In the introduction, it is argued that "DAWs treat tabular data as character sequences and numbers without any further semantics." While I do not refute that, this does not necessarily mean that this is a bad thing. In principle one could use these networks and classify all part of the inputs given (using e.g., a transformer architecture). One could even imagine using a graph generative model after the encoder. I am not saying this is anyhow easy, but your statement seems to discount this approach without proper argumentation. Some links to related papers: https://www.aclweb.org/anthology/2020.acl-main.398.pdf https://www.aclweb.org/anthology/2020.findings-emnlp.27.pdf https://arxiv.org/pdf/2103.12011.pdf https://arxiv.org/pdf/2105.07624.pdf and https://arxiv.org/pdf/2005.08314.pdf
I am a bit confused about why you choose simple statistical features, and not go for a more principled approach where you would directly compare the distributions of values occurring, with for example KL-divergence.
In your problem statement, you introduce many definitions. Why not make them compatible with the RDF standard?
For your string features, it seems obvious nowadays that one would use a pre-trained language model to find similarities. However, you choose for things like statistics on string length, etc, which adds assumptions about the strings used. the example you give about Germany and GER is illustrative of this. A language model would likely not have any issue with that.
In the model, you normalize the data type profile together with the column profile. This stroke me as rather odd. Why would that be needed, and in particular why not do that separately? Doing this together might mean that one outlier in one of the two to affect the other profile greatly.
You mention that 'such a dataset is difficult to obtain'. It appears to me that you could still easily create a good semi-supervised pre-training dataset here.
In the experiments, you use a 80/20 split. Why? A 90/10 split is more common. Besides, given your limited dataset size, a k-fold cross validation would be appropriate.
I do not get constraint 3 at the start of page 12. Shouldn't year method be able to detect these cases and deal with them?
In the experimental evaluation, much more insight would be gained if there was an extensive ablation study. One example of a experiment to include is what happens with more and less missing values. It is also unclear whether hyper-parameters were sufficiently tuned.

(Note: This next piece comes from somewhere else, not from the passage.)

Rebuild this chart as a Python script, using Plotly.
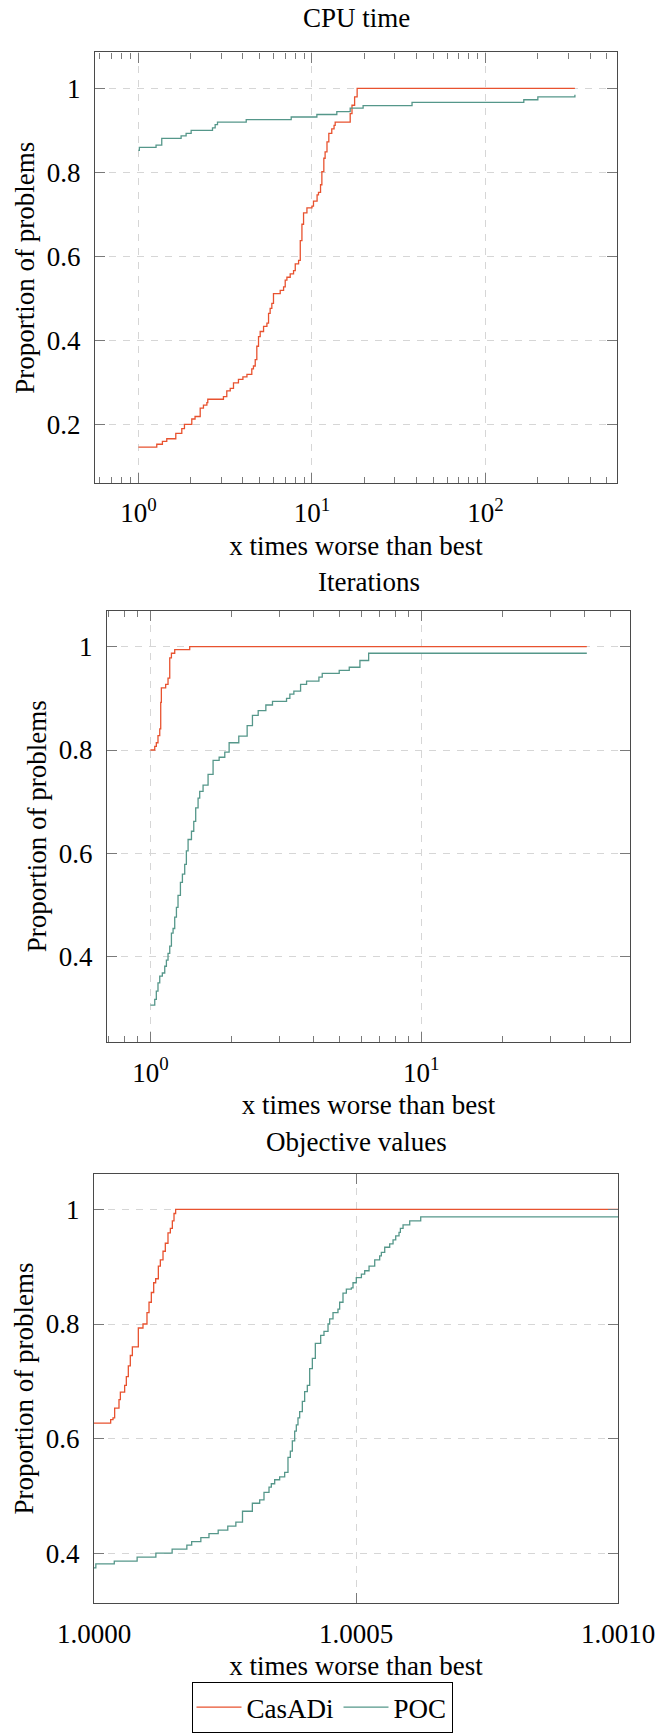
import plotly.graph_objects as go

W, H = 657, 1733

# ---------------- data ----------------
cpu_casadi_x = [1.0, 1.276, 1.375, 1.457, 1.642, 1.778, 1.842, 2.03, 2.12, 2.27, 2.37, 2.48, 2.51, 3.09, 3.23,
                3.38, 3.53, 3.77, 4.0, 4.22, 4.5, 4.6, 4.71, 4.81, 4.92, 5.03, 5.26, 5.5, 5.62, 5.74, 5.87, 6.0,
                6.56, 6.86, 7.01, 7.17, 7.49, 7.83, 8.01, 8.37, 8.56, 8.75, 8.94, 9.35, 10.0, 10.2, 10.7, 10.9,
                11.2, 11.4, 11.7, 11.9, 12.2, 12.5, 13.0, 13.4, 13.6, 16.6, 17.0, 17.6, 18.2, 327]
cpu_casadi_y = [0.147, 0.154, 0.161, 0.167, 0.180, 0.191, 0.201, 0.214, 0.220, 0.240, 0.247, 0.253, 0.261, 0.267,
                0.281, 0.287, 0.300, 0.308, 0.314, 0.320, 0.333, 0.340, 0.355, 0.387, 0.410, 0.422, 0.434, 0.442,
                0.465, 0.477, 0.489, 0.512, 0.520, 0.528, 0.544, 0.551, 0.559, 0.567, 0.583, 0.591, 0.638, 0.677,
                0.704, 0.716, 0.720, 0.732, 0.747, 0.753, 0.771, 0.802, 0.834, 0.849, 0.873, 0.893, 0.904, 0.912,
                0.920, 0.940, 0.960, 0.980, 1.0, 1.0]
cpu_poc_x = [1.0, 1.013, 1.264, 1.363, 1.762, 1.883, 2.013, 2.672, 2.768, 2.855, 4.18, 7.59, 10.67, 13.9, 16.6,
             19.7, 37.7, 166, 200, 327]
cpu_poc_y = [0.853, 0.860, 0.865, 0.881, 0.887, 0.893, 0.900, 0.906, 0.914, 0.920, 0.926, 0.932, 0.938, 0.945,
             0.953, 0.959, 0.967, 0.973, 0.980, 0.985]

it_casadi_x = [1.0, 1.038, 1.052, 1.067, 1.083, 1.092, 1.098, 1.139, 1.162, 1.179, 1.196, 1.230, 1.397, 40.8]
it_casadi_y = [0.800, 0.807, 0.814, 0.828, 0.841, 0.892, 0.920, 0.927, 0.939, 0.978, 0.987, 0.994, 1.0, 1.0]
it_poc_x = [1.0, 1.038, 1.052, 1.067, 1.083, 1.107, 1.130, 1.146, 1.162, 1.179, 1.196, 1.213, 1.230, 1.248, 1.265,
            1.291, 1.313, 1.339, 1.358, 1.378, 1.418, 1.446, 1.470, 1.500, 1.521, 1.565, 1.633, 1.704, 1.794, 1.882,
            1.953, 2.120, 2.276, 2.381, 2.500, 2.668, 2.823, 3.181, 3.272, 3.385, 3.584, 3.771, 4.188, 4.308, 4.977,
            5.42, 5.934, 6.39, 40.8]
it_poc_y = [0.307, 0.318, 0.334, 0.350, 0.363, 0.369, 0.382, 0.394, 0.407, 0.421, 0.446, 0.455, 0.477, 0.496,
            0.519, 0.544, 0.560, 0.579, 0.605, 0.627, 0.643, 0.662, 0.688, 0.707, 0.720, 0.732, 0.753, 0.780,
            0.786, 0.796, 0.814, 0.827, 0.847, 0.867, 0.876, 0.887, 0.894, 0.900, 0.908, 0.914, 0.927, 0.933,
            0.941, 0.948, 0.954, 0.960, 0.973, 0.987, 0.987]

obj_casadi_x = [1.0, 1.0000318, 1.0000363, 1.0000394, 1.0000477, 1.0000503, 1.0000585, 1.0000617, 1.0000655,
                1.0000693, 1.0000732, 1.0000846, 1.0000935, 1.0001011, 1.000105, 1.0001094, 1.0001139, 1.0001177,
                1.0001228, 1.0001266, 1.0001317, 1.0001361, 1.0001412, 1.0001457, 1.0001495, 1.0001527,
                1.0001558, 1.001]
obj_casadi_y = [0.627, 0.633, 0.636, 0.653, 0.668, 0.681, 0.693, 0.708, 0.727, 0.745, 0.760, 0.793, 0.800, 0.820,
                0.838, 0.855, 0.872, 0.879, 0.901, 0.912, 0.927, 0.941, 0.959, 0.967, 0.980, 0.993, 1.0, 1.0]
obj_poc_x = [1.0, 1.0000035, 1.0000387, 1.0000823, 1.0001181, 1.0001491, 1.0001772, 1.0001864, 1.0002039,
             1.0002194, 1.000237, 1.0002553, 1.0002707, 1.0002834, 1.0003022, 1.0003162, 1.0003244, 1.000334,
             1.0003384, 1.0003448, 1.0003543, 1.0003639, 1.0003702, 1.0003747, 1.0003785, 1.000383, 1.0003861,
             1.0003893, 1.0003925, 1.0003976, 1.000402, 1.0004071, 1.0004116, 1.0004167, 1.0004224, 1.0004326,
             1.0004389, 1.0004466, 1.0004497, 1.0004561, 1.0004656, 1.0004688, 1.0004752, 1.0004816, 1.0004911,
             1.0004943, 1.0005006, 1.0005103, 1.0005166, 1.0005249, 1.0005357, 1.0005452, 1.0005484, 1.0005548,
             1.0005643, 1.0005707, 1.0005758, 1.0005821, 1.0005847, 1.0005898, 1.0006025, 1.0006235, 1.001]
obj_poc_y = [0.374, 0.381, 0.386, 0.393, 0.400, 0.407, 0.414, 0.420, 0.427, 0.434, 0.440, 0.447, 0.454, 0.473,
             0.487, 0.493, 0.506, 0.515, 0.521, 0.528, 0.533, 0.541, 0.567, 0.578, 0.596, 0.613, 0.624, 0.636,
             0.647, 0.665, 0.682, 0.693, 0.722, 0.740, 0.766, 0.780, 0.787, 0.800, 0.809, 0.820, 0.826, 0.838,
             0.854, 0.861, 0.863, 0.872, 0.881, 0.887, 0.893, 0.901, 0.912, 0.919, 0.925, 0.934, 0.940, 0.947,
             0.954, 0.960, 0.967, 0.973, 0.980, 0.987, 0.987]

titles = ["CPU time", "Iterations", "Objective values"]
series_names = ["CasADi", "POC"]
y_ticks_cpu = [0.2, 0.4, 0.6, 0.8, 1.0]
y_ticks_other = [0.4, 0.6, 0.8, 1.0]
log_ticks = [1, 10, 100]
log_tick_text = ["10<sup>0</sup>", "10<sup>1</sup>", "10<sup>2</sup>"]
obj_ticks = [1.0, 1.0005, 1.001]
obj_tick_text = ["1.0000", "1.0005", "1.0010"]

# ---------------- style ----------------
C_CAS = "#E8522F"
C_POC = "#55978A"
FONT = "Liberation Serif"
FS = 27
GRID = "#d6d6d6"
AXIS = "#4a4a4a"
TICK = "#7a7a7a"

# plot boxes in pixels: (left, right, top, bottom)
boxes = [(95, 617, 53, 488), (107, 630, 617, 1053), (94, 618, 1186, 1620)]
title_px = [18, 588, 1154]


def dx(l, r):
    return [l / W, r / W]


def dy(t, b):
    return [1 - b / H, 1 - t / H]


def minor_vals(lo, hi):
    vals = []
    d = 0.1
    while d < 1000:
        for k in range(2, 10):
            v = k * d
            if lo < v < hi:
                vals.append(v)
        d *= 10
    return vals


def fnt(size=FS):
    return dict(family=FONT, size=size, color="black")


fig = go.Figure()

data = [
    (cpu_casadi_x, cpu_casadi_y, cpu_poc_x, cpu_poc_y),
    (it_casadi_x, it_casadi_y, it_poc_x, it_poc_y),
    (obj_casadi_x, obj_casadi_y, obj_poc_x, obj_poc_y),
]
for i, (cx, cy, px, py) in enumerate(data):
    sfx = "" if i == 0 else str(i + 1)
    show = (i == 2)
    fig.add_trace(go.Scatter(x=cx, y=cy, mode="lines", line=dict(color=C_CAS, width=1.3, shape="hv"),
                             name=series_names[0], legendgroup="c", showlegend=show,
                             xaxis="x" + sfx, yaxis="y" + sfx))
    fig.add_trace(go.Scatter(x=px, y=py, mode="lines", line=dict(color=C_POC, width=1.3, shape="hv"),
                             name=series_names[1], legendgroup="p", showlegend=show,
                             xaxis="x" + sfx, yaxis="y" + sfx))

x_ranges = [[-0.25, 2.757], [-0.16, 1.77], [1.0, 1.001]]
y_ranges = [[0.062, 1.0855], [0.2355, 1.0695], [0.3125, 1.0625]]

fig.update_layout(width=W, height=H, margin=dict(l=0, r=0, t=0, b=0), paper_bgcolor="white",
                  plot_bgcolor="white", font=fnt())

for i in range(3):
    l, r, t, b = boxes[i]
    sfx = "" if i == 0 else str(i + 1)
    yt = y_ticks_cpu if i == 0 else y_ticks_other
    xa = dict(showline=True, linecolor=AXIS, linewidth=1.2, mirror="allticks", ticks="inside",
              ticklen=10, tickcolor=TICK, tickwidth=1, showgrid=True, gridcolor=GRID, gridwidth=1,
              griddash="7px,7px", zeroline=False, automargin=False, tickfont=fnt(),
              domain=dx(l, r), anchor="y" + sfx, range=x_ranges[i], ticklabelstandoff=6,
              title=dict(text="x times worse than best", font=fnt(), standoff=8))
    if i < 2:
        xa.update(type="log", tickmode="array", tickvals=log_ticks[: 3 - i], ticktext=log_tick_text[: 3 - i],
                  minor=dict(tickmode="array", tickvals=minor_vals(10 ** x_ranges[i][0], 10 ** x_ranges[i][1]),
                             ticks="inside", ticklen=6, tickcolor=TICK, showgrid=False))
    else:
        xa.update(type="linear", tickmode="array", tickvals=obj_ticks, ticktext=obj_tick_text)
    ya = dict(showline=True, linecolor=AXIS, linewidth=1.2, mirror="allticks", ticks="inside",
              ticklen=10, tickcolor=TICK, tickwidth=1, showgrid=True, gridcolor=GRID, gridwidth=1,
              griddash="7px,7px", zeroline=False, automargin=False, tickfont=fnt(),
              domain=dy(t, b), anchor="x" + sfx, range=y_ranges[i], tickmode="array",
              tickvals=yt, ticktext=[("1" if v == 1.0 else "%.1f" % v) for v in yt],
              ticklabelstandoff=8,
              title=dict(text="Proportion of problems", font=fnt(), standoff=4))
    fig.update_layout({"xaxis" + sfx: xa, "yaxis" + sfx: ya})
    fig.add_annotation(text=titles[i], x=(l + r) / 2 / W, y=1 - title_px[i] / H, xref="paper",
                       yref="paper", xanchor="center", yanchor="middle", showarrow=False, font=fnt())

fig.update_layout(legend=dict(orientation="h", x=322 / W, xanchor="center", y=1 - 1700 / H, yanchor="top",
                              bordercolor="black", borderwidth=1, bgcolor="white",
                              font=fnt(), itemwidth=45, tracegroupgap=0))

fig.write_html("out.html")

Perhaps I misunderstand something, but a limitation of your work which appears to be glanced over is that you do not seem to pay any attention to literal values referring to existing entities, at all. For example, if a string value 'Paris' occurs, you won't map that to , instead you will map that to some literal value in the graph.
Some minor comments:
* You mention that table data does not have any machine readable semantics. This is rather debatable. The table structure can be considered semantic information; the rows and columns indicate that these values are related to each other.
* Check https://developer.github.com/changes/2020-02-10-deprecating-auth-through... to update your github code. I think this is a pretty cool dataset. I do wonder whether after manually checking respective licences you could still distribute it.
* something I could see you doing in your code, but which was not described in the github data creation is the removal of duplicate files. This is essential since otherwise you would have obvious dataset leakage. Note, however, that this duplication check does not guarantee that there is no leakage since this only looks at the sha1 hash, which is sensitive to, for example, whitespace. So, leakage can still happen. Perhaps this latter point is still a major concern I have. How certain are you regarding not having dataset leakage problems for the different datasets?
* Arguably, contribution 4, should not be listed separately as a contribution. In any ML paper, it is to be expected that the authors provide their code for scrutiny.
* For numbers you mention that you include the 'number of digits'. It appears that directly including the logarithm of the number would be more principled.
* The current work does not consider cases where multiple columns compound to one value for the graph. Examples would be measurements and their unit or scale, or time intervals.
* It is unclear what would happen is a column can be interpreted in multipel ways. For example, a column containing 0 and 1 values could be numeric or boolean. A columns with values in {10,12,14,16} could be numeric, or this could indicate a time. Please clarify this better. Also, it might be clever to make the decision of the datatype dependent on other columns, instead of in isulation.
|